The only person I didn’t know was Vido. But I knew the producer Big Fingah from years upon years. When he was young and first came to Jamaica it was me who produced the first song for him with Mark Wonder and some other artists. So I knew all of them. Oneness Records – same family, Mark Wonder, all family. There are no strangers on it. People I meet, it soon becomes a family. It is a team.
So U Roy and Bob Andy, you know them well?
Bob Andy is my father. He is a father figure to me. We will soon voice a song with Mark Wonder and him. That is a man who’ll say “Hey bwoy, where you are? Come and pick me up!” and we’ll drive and drive all over the place and talk with girls and laugh and run jokes and all these things. When I talk about Bob Andy I don’t look upon him as Bob Andy – I look upon him as father. His song with Luciano, Create Our History, he wrote that song and if you listen to that song is it well written. “Freedom is a state of mind we all must cultivate”. Bad, bad song.
And how about U Roy?
I just love his ancient sound. I just went down to Cling Cling where he lives and hunted him but he had gone a foreign. It took me one year to get him because he is ever busy. I had a vision. I don’t just voice anyone. Like a man will say “Chronixx a gwaan now” and run down. No - I have to hear that soul. You have a youth named Daddy Rings.
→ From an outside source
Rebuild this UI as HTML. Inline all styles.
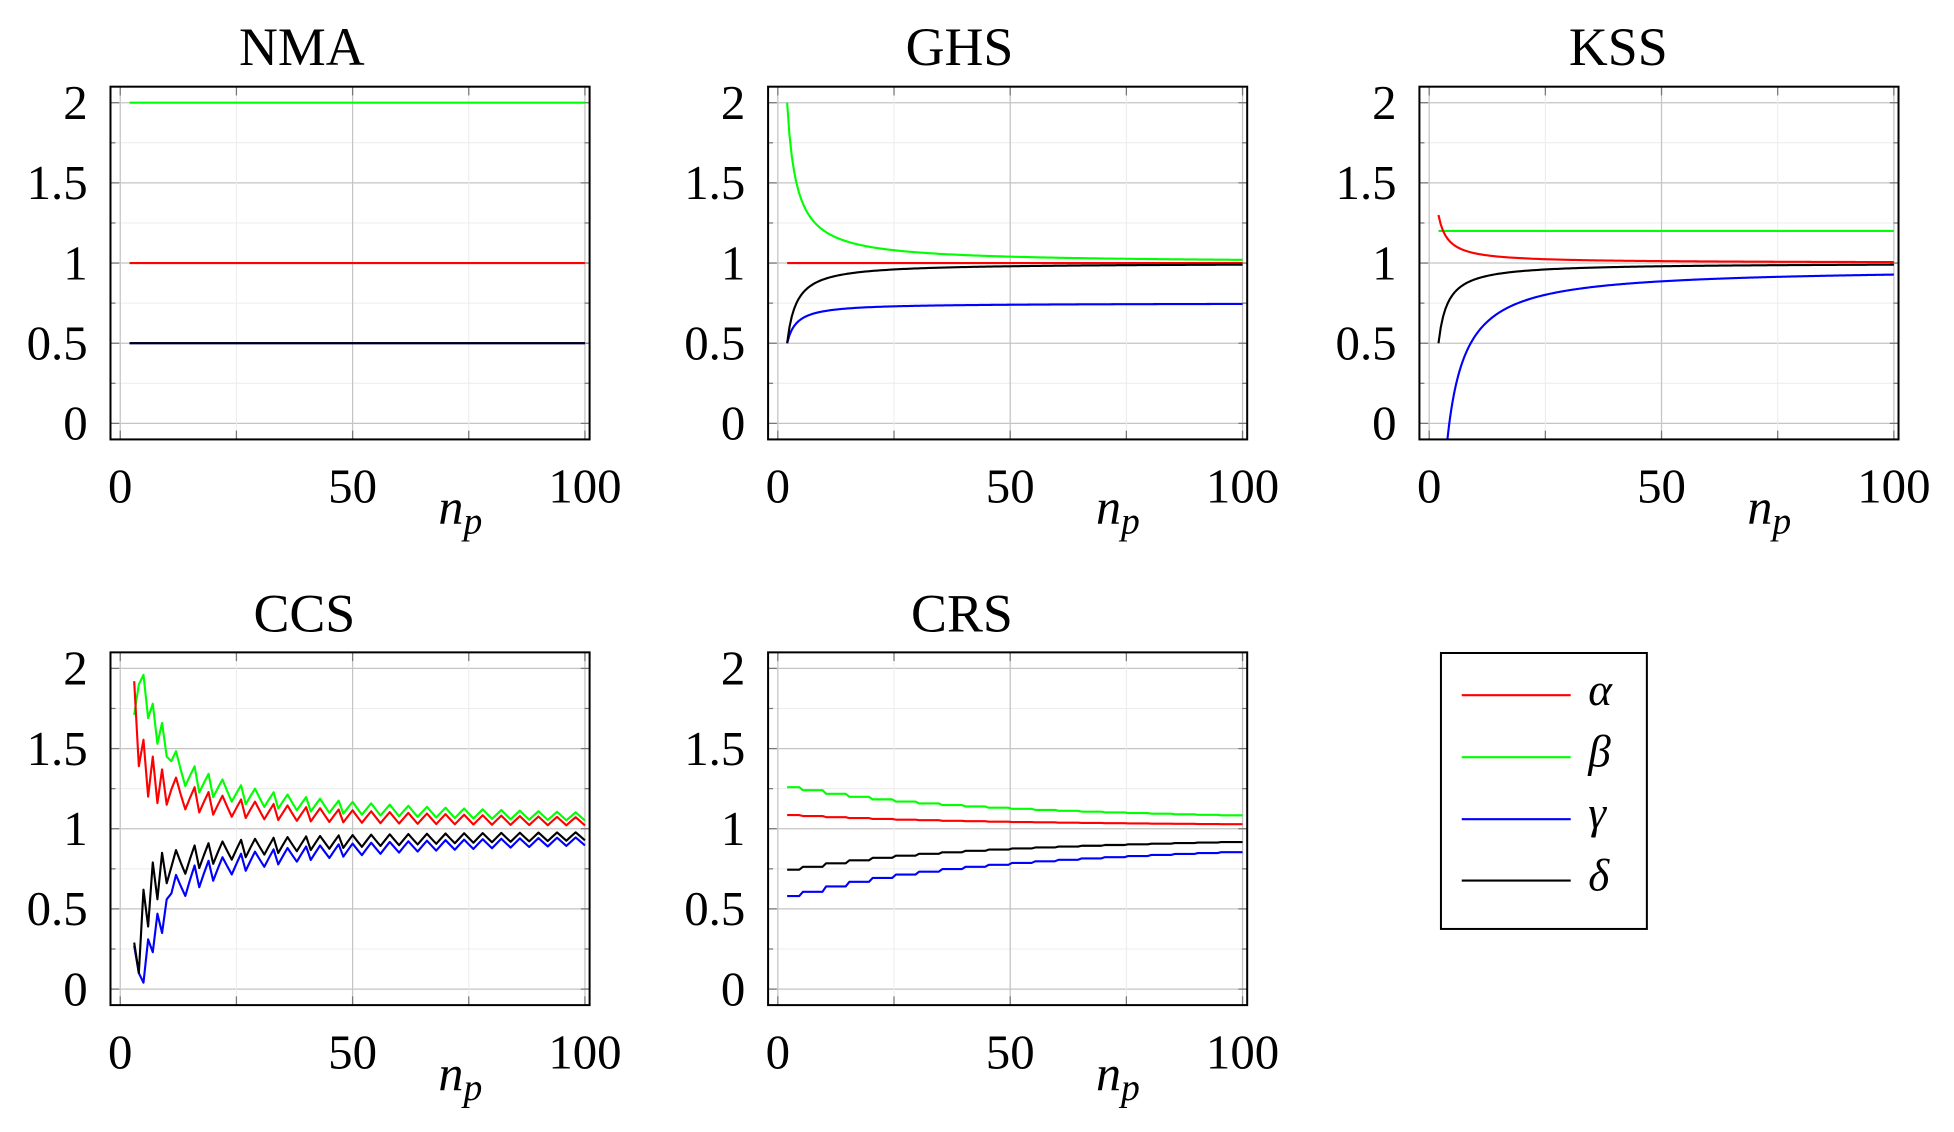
<!DOCTYPE html>
<html><head><meta charset="utf-8">
<style>
html,body{margin:0;padding:0;background:#fff;}
svg{display:block;}
text{font-family:"Liberation Serif","DejaVu Serif",serif;fill:#000;}
.t{font-size:43px;text-anchor:middle;}
.yl{font-size:39px;text-anchor:end;}
.xl{font-size:39px;text-anchor:middle;}
.np{font-size:40px;font-style:italic;}
.lg{font-size:36px;font-style:italic;}
</style></head>
<body>
<svg id="s" width="1954" height="1132" viewBox="0 0 1560 903.7" preserveAspectRatio="none" xmlns="http://www.w3.org/2000/svg">
<g id="plots"></g>
<text class="t" x="241" y="52">NMA</text>
<text class="t" x="766" y="52">GHS</text>
<text class="t" x="1292" y="52">KSS</text>
<text class="t" x="243" y="504">CCS</text>
<text class="t" x="768" y="504">CRS</text>
<g class="yl">
<text class="yl" x="70" y="351">0</text><text class="yl" x="70" y="287">0.5</text><text class="yl" x="70" y="223">1</text><text class="yl" x="70" y="159">1.5</text><text class="yl" x="70" y="95">2</text>
<text class="yl" x="595" y="351">0</text><text class="yl" x="595" y="287">0.5</text><text class="yl" x="595" y="223">1</text><text class="yl" x="595" y="159">1.5</text><text class="yl" x="595" y="95">2</text>
<text class="yl" x="1115" y="351">0</text><text class="yl" x="1115" y="287">0.5</text><text class="yl" x="1115" y="223">1</text><text class="yl" x="1115" y="159">1.5</text><text class="yl" x="1115" y="95">2</text>
<text class="yl" x="70" y="802.6">0</text><text class="yl" x="70" y="738.6">0.5</text><text class="yl" x="70" y="674.6">1</text><text class="yl" x="70" y="610.6">1.5</text><text class="yl" x="70" y="546.6">2</text>
<text class="yl" x="595" y="802.6">0</text><text class="yl" x="595" y="738.6">0.5</text><text class="yl" x="595" y="674.6">1</text><text class="yl" x="595" y="610.6">1.5</text><text class="yl" x="595" y="546.6">2</text>
</g>
<text class="xl" x="96" y="401">0</text><text class="xl" x="281.5" y="401">50</text><text class="xl" x="467" y="401">100</text>
<text class="xl" x="621" y="401">0</text><text class="xl" x="806.5" y="401">50</text><text class="xl" x="992" y="401">100</text>
<text class="xl" x="1141" y="401">0</text><text class="xl" x="1326.5" y="401">50</text><text class="xl" x="1512" y="401">100</text>
<text class="xl" x="96" y="853">0</text><text class="xl" x="281.5" y="853">50</text><text class="xl" x="467" y="853">100</text>
<text class="xl" x="621" y="853">0</text><text class="xl" x="806.5" y="853">50</text><text class="xl" x="992" y="853">100</text>
<text class="np" x="350" y="418">n<tspan font-size="30" dy="8">p</tspan></text>
<text class="np" x="875" y="418">n<tspan font-size="30" dy="8">p</tspan></text>
<text class="np" x="1395" y="418">n<tspan font-size="30" dy="8">p</tspan></text>
<text class="np" x="350" y="870">n<tspan font-size="30" dy="8">p</tspan></text>
<text class="np" x="875" y="870">n<tspan font-size="30" dy="8">p</tspan></text>
<rect x="1150.4" y="521.3" width="164.4" height="220.3" fill="#fff" stroke="#000" stroke-width="1.6"/>
<line x1="1167" y1="555" x2="1254" y2="555" stroke="#f00" stroke-width="1.7"/>
<line x1="1167" y1="604.5" x2="1254" y2="604.5" stroke="#0f0" stroke-width="1.7"/>
<line x1="1167" y1="654" x2="1254" y2="654" stroke="#00f" stroke-width="1.7"/>
<line x1="1167" y1="703" x2="1254" y2="703" stroke="#000" stroke-width="1.7"/>
<text class="lg" x="1268" y="563">α</text>
<text class="lg" x="1268" y="612">β</text>
<text class="lg" x="1268" y="661">γ</text>
<text class="lg" x="1268" y="711">δ</text>
</svg>
<script>
(function(){
var NS="http://www.w3.org/2000/svg",G=document.getElementById("plots");
var SX=3.71,SY=128,cid=0;
function el(t,a,p){var e=document.createElementNS(NS,t);for(var k in a)e.setAttribute(k,a[k]);(p||G).appendChild(e);return e;}
function panel(x0,y0,series){
  var X=function(n){return x0+n*SX;},Y=function(v){return y0-v*SY;};
  var L=X(-2.1),R=X(101),T=Y(2.1),B=Y(-0.1);
  var g=el("g",{});
  for(var v=0;v<=2.001;v+=0.25){var maj=Math.abs(v*2-Math.round(v*2))<1e-6;
    el("line",{x1:L,x2:R,y1:Y(v),y2:Y(v),stroke:maj?"#c4c4c4":"#ececec","stroke-width":maj?1:0.8},g);}
  [0,25,50,75,100].forEach(function(n){var maj=n%50==0;
    el("line",{x1:X(n),x2:X(n),y1:T,y2:B,stroke:maj?"#c4c4c4":"#ececec","stroke-width":maj?1:0.8},g);
    el("line",{x1:X(n),x2:X(n),y1:B,y2:B-7,stroke:"#777","stroke-width":1},g);
    el("line",{x1:X(n),x2:X(n),y1:T,y2:T+7,stroke:"#777","stroke-width":1},g);});
  for(var v=0;v<=2.001;v+=0.25){var maj=Math.abs(v*2-Math.round(v*2))<1e-6,l=maj?7:4;
    el("line",{x1:L,x2:L+l,y1:Y(v),y2:Y(v),stroke:"#777","stroke-width":1},g);
    el("line",{x1:R,x2:R-l,y1:Y(v),y2:Y(v),stroke:"#777","stroke-width":1},g);}
  cid++;var cp=el("clipPath",{id:"c"+cid},g);el("rect",{x:L,y:T,width:R-L,height:B-T},cp);
  var dg=el("g",{"clip-path":"url(#c"+cid+")"},g);
  series.forEach(function(s){
    var d="";s.pts.forEach(function(p,i){d+=(i?"L":"M")+X(p[0]).toFixed(2)+" "+Y(p[1]).toFixed(2);});
    el("path",{d:d,fill:"none",stroke:s.c,"stroke-width":1.7,"stroke-linejoin":"round"},dg);});
  el("rect",{x:L,y:T,width:R-L,height:B-T,fill:"none",stroke:"#000","stroke-width":1.6},g);
}
function fn(f,a,b,st){var p=[];for(var n=a;n<=b+1e-9;n+=st)p.push([n,f(n)]);return p;}
var r1=338,r2=789.6;
panel(96,r1,[
 {c:"#0f0",pts:fn(function(){return 2},2,100,98)},
 {c:"#f00",pts:fn(function(){return 1},2,100,98)},
 {c:"#00f",pts:fn(function(){return 0.5},2,100,98)},
 {c:"#000",pts:fn(function(){return 0.5},2,100,98)}]);
panel(621,r1,[
 {c:"#f00",pts:fn(function(){return 1},2,100,98)},
 {c:"#0f0",pts:fn(function(n){return 1+2/n},2,100,0.5)},
 {c:"#00f",pts:fn(function(n){return 0.75-0.5/n},2,100,0.5)},
 {c:"#000",pts:fn(function(n){return 1-1/n},2,100,0.5)}]);
panel(1141,r1,[
 {c:"#0f0",pts:fn(function(){return 1.2},2,100,98)},
 {c:"#f00",pts:fn(function(n){return 1+0.6/n},2,100,0.5)},
 {c:"#00f",pts:fn(function(n){return 0.97-4.2/n},3.5,100,0.25)},
 {c:"#000",pts:fn(function(n){return 1-1/n},2,100,0.5)}]);
var pk=[12,16,19,22,26,29,33,36,40,43,47,50,54,58,62,66,70,74,78,82,86,90,94,98];
var keys=[[10,0]];for(var i=0;i<pk.length;i++){keys.push([pk[i],1]);var nx=(i+1<pk.length)?pk[i+1]:102;keys.push([Math.floor((pk[i]+nx)/2),0]);}
function z(n){for(var i=0;i<keys.length-1;i++){if(n>=keys[i][0]&&n<=keys[i+1][0]){var a=keys[i],b=keys[i+1];return a[1]+(b[1]-a[1])*(n-a[0])/(b[0]-a[0]);}}return 0;}
var E={r:{3:1.92,4:1.39,5:1.555,6:1.2,7:1.45,8:1.16,9:1.37,10:1.15},
 g:{3:1.71,4:1.9,5:1.96,6:1.69,7:1.78,8:1.53,9:1.66,10:1.45},
 k:{3:0.29,4:0.1,5:0.62,6:0.39,7:0.79,8:0.56,9:0.85,10:0.66},
 b:{3:0.27,4:0.1,5:0.04,6:0.31,7:0.23,8:0.47,9:0.35,10:0.56}};
var R=[],Gr=[],K=[],Bl=[];
for(var n=3;n<=100;n++){
  if(n<=10){R.push([n,E.r[n]]);Gr.push([n,E.g[n]]);K.push([n,E.k[n]]);Bl.push([n,E.b[n]]);continue;}
  var zz=z(n),red=1+1.3/Math.pow(n,0.9)+0.8/Math.pow(n,0.6)*zz;
  var blk=1-1.1/Math.pow(n,0.85)-0.8/Math.pow(n,0.6)*(1-zz);
  R.push([n,red]);Gr.push([n,red+1.2/Math.pow(n,0.8)]);K.push([n,blk]);Bl.push([n,blk-1.0/Math.pow(n,0.75)]);
}
panel(96,r2,[{c:"#0f0",pts:Gr},{c:"#f00",pts:R},{c:"#00f",pts:Bl},{c:"#000",pts:K}]);
function stair(f){var s=[2];for(var v=5.4;v<100;v+=5)s.push(v);var p=[];
  for(var i=0;i<s.length;i++){var val=f(s[i]);var end=(i+1<s.length)?s[i+1]-0.8:100;p.push([s[i],val]);p.push([end,val]);}
  return p;}
panel(621,r2,[
 {c:"#0f0",pts:stair(function(n){return 1+11.5/(n+42.4)})},
 {c:"#f00",pts:stair(function(n){return 1+4/(n+45)})},
 {c:"#00f",pts:stair(function(n){return 1-21/(n+48)})},
 {c:"#000",pts:stair(function(n){return 1-11.5/(n+43)})}]);
})();
</script>
</body></html>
He writes most of Gentleman’s songs. He has a soul.
What projects are you working on for the future?
We have a rhythm named Overdub which we have some youths on. It’s been a long time since I really did a rhythm. I really want to do some seven inches but the stampers they are so expensive now. It’s mostly overseas. Tuff Gong the next thing in the industry in Jamaica – they are not true to the thing. Because places like Tuff Gong, if one person is cutting the stamper they should still have the thing going because Bob Marley left it there as a legacy. Tuff Gong not cutting it. Dynamics not cutting it. No one there is cutting it. So I have this project named Overdub because I really can’t take the digital thing. I don’t have that feel for the digital thing. When you have the hard copy, even if you don’t sell one it is a legacy. So I want Mark Wonder and Bob Andy to do a combination and the other songs on it already are Glen Washington, Jesse Royal and a youth named Micah Shemaiah – listen out for that youth. He can’t just sing – he has a personality, he’s jovial...
He’s already voiced some big tunes like Dread At The Control.
If he don’t bust, music doesn’t exist! He has a big song on it for me and I am going to voice pure young artists.
Final question. Yesterday was Jamaican National Heroes Day [October 21st]. Who are your Jamaican National Heroes?
Really just one or two. Marcus Garvey and Norman Manley. Because most of them are questionable. Because how I check it the Paul Bogle thing was a joke thing. There was a madman a couple of years ago who mashed down the statue out of St Thomas and when they questioned it, it wasn’t his face for true. They say the picture of Nanny is a lady where somebody just posed for her in a picture – just like they did with Jesus.